Provided material:

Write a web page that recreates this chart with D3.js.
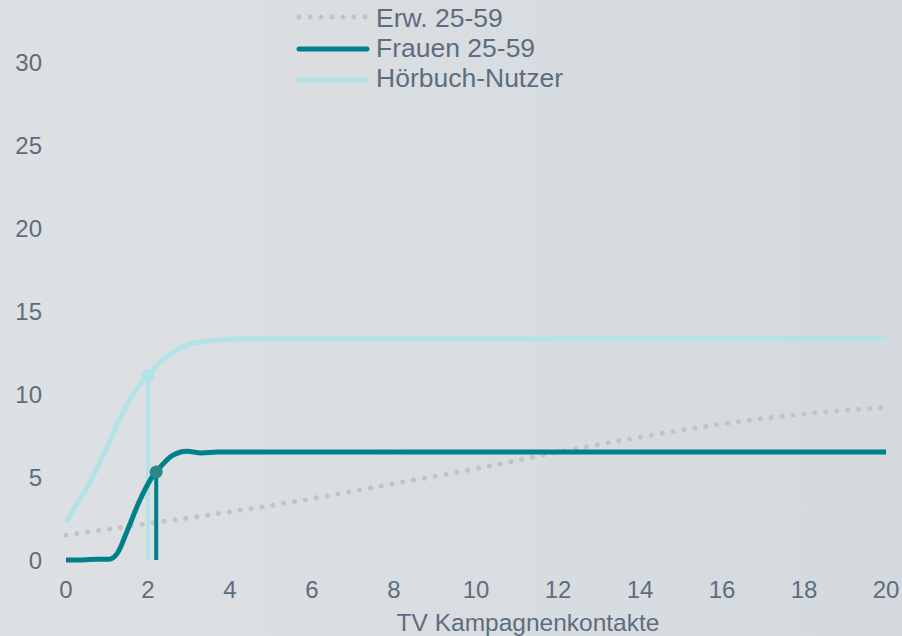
<!DOCTYPE html>
<html>
<head>
<meta charset="utf-8">
<script src="https://cdn.jsdelivr.net/npm/d3@7"></script>
<style>
  html, body { margin: 0; padding: 0; }
  body { width: 902px; height: 636px; overflow: hidden; }
  text { font-family: "Liberation Sans", Arial, sans-serif; }
</style>
</head>
<body>
<div class="chart"></div>
<script>
var width = 902, height = 636;
var margin = ({top: 62, right: 16, bottom: 76, left: 66})
var textColor = "#5d6d7e"

// data
var seriesNames = ["Erw. 25-59", "Frauen 25-59", "Hörbuch-Nutzer"]
var xTicks = [0, 2, 4, 6, 8, 10, 12, 14, 16, 18, 20]
var yTicks = [0, 5, 10, 15, 20, 25, 30]

var erwX = [0, 2, 4, 6, 8, 10, 12, 14, 16, 18, 20]
var erwY = [1.5, 2.2, 2.9, 3.7, 4.6, 5.5, 6.5, 7.4, 8.2, 8.8, 9.2]

var frauenX = [0, 0.4, 0.75, 1.05, 1.25, 1.5, 1.8, 2.05, 2.3, 2.6, 2.95, 3.3, 3.7, 20]
var frauenY = [0, 0, 0.05, 0.05, 0.4, 1.8, 3.6, 4.8, 5.6, 6.3, 6.55, 6.45, 6.5, 6.5]

var hoerX = [0, 0.25, 0.5, 0.75, 1, 1.25, 1.5, 1.75, 2, 2.25, 2.5, 2.75, 3, 3.5, 4, 5, 20]
var hoerY = [2.3, 3.3, 4.3, 5.5, 6.8, 8.2, 9.4, 10.4, 11.1, 11.8, 12.3, 12.7, 13.0, 13.2, 13.3, 13.35, 13.35]

// marked reading points
var markX = [2.2, 2.0]
var markY = [5.3, 11.1]

var svg = d3.select(".chart")
  .append("svg")
    .attr("width", width)
    .attr("height", height)

// background gradient
var defs = svg.append("defs")
var grad = defs.append("linearGradient").attr("id", "bg")
  .attr("x1", "0%").attr("x2", "100%").attr("y1", "0%").attr("y2", "0%")
grad.append("stop").attr("offset", "0%").attr("stop-color", "#dde1e4")
grad.append("stop").attr("offset", "100%").attr("stop-color", "#d4d9dd")
svg.append("rect").attr("width", width).attr("height", height).attr("fill", "url(#bg)")

const x = d3.scaleLinear()
  .domain([0, 20])
  .range([margin.left, 886])

const y = d3.scaleLinear()
  .domain([0, 30])
  .range([560, margin.top])

// Y axis labels
svg.append("g")
  .selectAll("text")
  .data(yTicks)
  .join("text")
    .attr("x", 42)
    .attr("y", d => y(d))
    .attr("dy", "0.36em")
    .attr("text-anchor", "end")
    .attr("font-size", 24)
    .attr("fill", textColor)
    .text(d => d)

// X axis labels
svg.append("g")
  .selectAll("text")
  .data(xTicks)
  .join("text")
    .attr("x", d => x(d))
    .attr("y", 598)
    .attr("text-anchor", "middle")
    .attr("font-size", 24)
    .attr("fill", textColor)
    .text(d => d)

svg.append("text")
  .attr("x", 528)
  .attr("y", 631)
  .attr("text-anchor", "middle")
  .attr("font-size", 24.5)
  .attr("fill", textColor)
  .text("TV Kampagnenkontakte")

const line = d3.line()
  .x(d => x(d[0]))
  .y(d => y(d[1]))
  .curve(d3.curveMonotoneX)

var erw = erwX.map((v, i) => [v, erwY[i]])
var frauen = frauenX.map((v, i) => [v, frauenY[i]])
var hoer = hoerX.map((v, i) => [v, hoerY[i]])

// Erw. dotted
svg.append("path")
  .datum(erw)
  .attr("d", line)
  .attr("fill", "none")
  .attr("stroke", "#c3c3c5")
  .attr("stroke-width", 5)
  .attr("stroke-linecap", "round")
  .attr("stroke-dasharray", "0,11")

// Hörbuch-Nutzer
svg.append("path")
  .datum(hoer)
  .attr("d", line)
  .attr("fill", "none")
  .attr("stroke", "#b3e2e7")
  .attr("stroke-width", 5)

svg.append("line")
  .attr("x1", x(markX[1])).attr("x2", x(markX[1]))
  .attr("y1", y(markY[1])).attr("y2", y(0))
  .attr("stroke", "#b3e2e7")
  .attr("stroke-width", 4)
svg.append("circle")
  .attr("cx", x(markX[1])).attr("cy", y(markY[1]))
  .attr("r", 6.5)
  .attr("fill", "#b3e2e7")

// Frauen 25-59
svg.append("path")
  .datum(frauen)
  .attr("d", line)
  .attr("fill", "none")
  .attr("stroke", "#00808a")
  .attr("stroke-width", 5)

svg.append("line")
  .attr("x1", x(markX[0])).attr("x2", x(markX[0]))
  .attr("y1", y(markY[0])).attr("y2", y(0))
  .attr("stroke", "#00808a")
  .attr("stroke-width", 4)
svg.append("circle")
  .attr("cx", x(markX[0])).attr("cy", y(markY[0]))
  .attr("r", 6.5)
  .attr("fill", "#2e8489")

// Legend
var legendStyles = [
  {stroke: "#c3c3c5", dash: "0,11", ly: 17, ty: 27},
  {stroke: "#00808a", dash: null, ly: 49, ty: 57},
  {stroke: "#b3e2e7", dash: null, ly: 80, ty: 87}
]
var legend = svg.append("g")
  .selectAll("g")
  .data(seriesNames)
  .join("g")

legend.append("line")
  .attr("x1", 299)
  .attr("x2", 367)
  .attr("y1", (d, i) => legendStyles[i].ly)
  .attr("y2", (d, i) => legendStyles[i].ly)
  .attr("stroke", (d, i) => legendStyles[i].stroke)
  .attr("stroke-width", 5)
  .attr("stroke-linecap", "round")
  .attr("stroke-dasharray", (d, i) => legendStyles[i].dash)

legend.append("text")
  .attr("x", 376)
  .attr("y", (d, i) => legendStyles[i].ty)
  .attr("font-size", 26.5)
  .attr("fill", textColor)
  .text(d => d)
</script>
</body>
</html>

Set task:
Pictures stay out. Repeat only the lines from the beginning of the data through the line that has "13.3, 13.35, 13.35]".

Response to this task:
Write a web page that recreates this chart with D3.js.
<!DOCTYPE html>
<html>
<head>
<meta charset="utf-8">
<script src="https://cdn.jsdelivr.net/npm/d3@7"></script>
<style>
  html, body { margin: 0; padding: 0; }
  body { width: 902px; height: 636px; overflow: hidden; }
  text { font-family: "Liberation Sans", Arial, sans-serif; }
</style>
</head>
<body>
<div class="chart"></div>
<script>
var width = 902, height = 636;
var margin = ({top: 62, right: 16, bottom: 76, left: 66})
var textColor = "#5d6d7e"

// data
var seriesNames = ["Erw. 25-59", "Frauen 25-59", "Hörbuch-Nutzer"]
var xTicks = [0, 2, 4, 6, 8, 10, 12, 14, 16, 18, 20]
var yTicks = [0, 5, 10, 15, 20, 25, 30]

var erwX = [0, 2, 4, 6, 8, 10, 12, 14, 16, 18, 20]
var erwY = [1.5, 2.2, 2.9, 3.7, 4.6, 5.5, 6.5, 7.4, 8.2, 8.8, 9.2]

var frauenX = [0, 0.4, 0.75, 1.05, 1.25, 1.5, 1.8, 2.05, 2.3, 2.6, 2.95, 3.3, 3.7, 20]
var frauenY = [0, 0, 0.05, 0.05, 0.4, 1.8, 3.6, 4.8, 5.6, 6.3, 6.55, 6.45, 6.5, 6.5]

var hoerX = [0, 0.25, 0.5, 0.75, 1, 1.25, 1.5, 1.75, 2, 2.25, 2.5, 2.75, 3, 3.5, 4, 5, 20]
var hoerY = [2.3, 3.3, 4.3, 5.5, 6.8, 8.2, 9.4, 10.4, 11.1, 11.8, 12.3, 12.7, 13.0, 13.2, 13.3, 13.35, 13.35]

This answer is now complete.